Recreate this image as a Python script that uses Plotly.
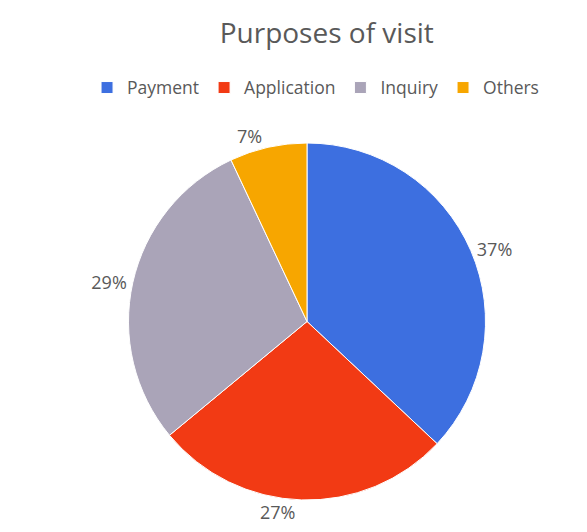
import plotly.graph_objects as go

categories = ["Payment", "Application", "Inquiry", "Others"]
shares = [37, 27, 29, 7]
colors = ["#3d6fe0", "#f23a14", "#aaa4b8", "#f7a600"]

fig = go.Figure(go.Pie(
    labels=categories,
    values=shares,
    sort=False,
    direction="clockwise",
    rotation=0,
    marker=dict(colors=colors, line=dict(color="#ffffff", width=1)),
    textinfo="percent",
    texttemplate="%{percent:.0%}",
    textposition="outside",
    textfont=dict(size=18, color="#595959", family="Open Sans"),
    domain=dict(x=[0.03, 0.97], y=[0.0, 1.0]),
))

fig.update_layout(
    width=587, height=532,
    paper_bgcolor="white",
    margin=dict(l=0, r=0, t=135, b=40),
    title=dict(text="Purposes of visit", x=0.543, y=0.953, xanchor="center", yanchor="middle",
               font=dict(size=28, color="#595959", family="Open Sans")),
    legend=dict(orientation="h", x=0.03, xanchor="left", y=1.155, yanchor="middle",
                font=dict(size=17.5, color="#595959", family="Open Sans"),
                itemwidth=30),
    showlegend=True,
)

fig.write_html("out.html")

---*---

→ What the task requires
Repeat the material above word for word and skip every image in it.

→ Written solution
Recreate this image as a Python script that uses Plotly.
import plotly.graph_objects as go

categories = ["Payment", "Application", "Inquiry", "Others"]
shares = [37, 27, 29, 7]
colors = ["#3d6fe0", "#f23a14", "#aaa4b8", "#f7a600"]

fig = go.Figure(go.Pie(
    labels=categories,
    values=shares,
    sort=False,
    direction="clockwise",
    rotation=0,
    marker=dict(colors=colors, line=dict(color="#ffffff", width=1)),
    textinfo="percent",
    texttemplate="%{percent:.0%}",
    textposition="outside",
    textfont=dict(size=18, color="#595959", family="Open Sans"),
    domain=dict(x=[0.03, 0.97], y=[0.0, 1.0]),
))

fig.update_layout(
    width=587, height=532,
    paper_bgcolor="white",
    margin=dict(l=0, r=0, t=135, b=40),
    title=dict(text="Purposes of visit", x=0.543, y=0.953, xanchor="center", yanchor="middle",
               font=dict(size=28, color="#595959", family="Open Sans")),
    legend=dict(orientation="h", x=0.03, xanchor="left", y=1.155, yanchor="middle",
                font=dict(size=17.5, color="#595959", family="Open Sans"),
                itemwidth=30),
    showlegend=True,
)

fig.write_html("out.html")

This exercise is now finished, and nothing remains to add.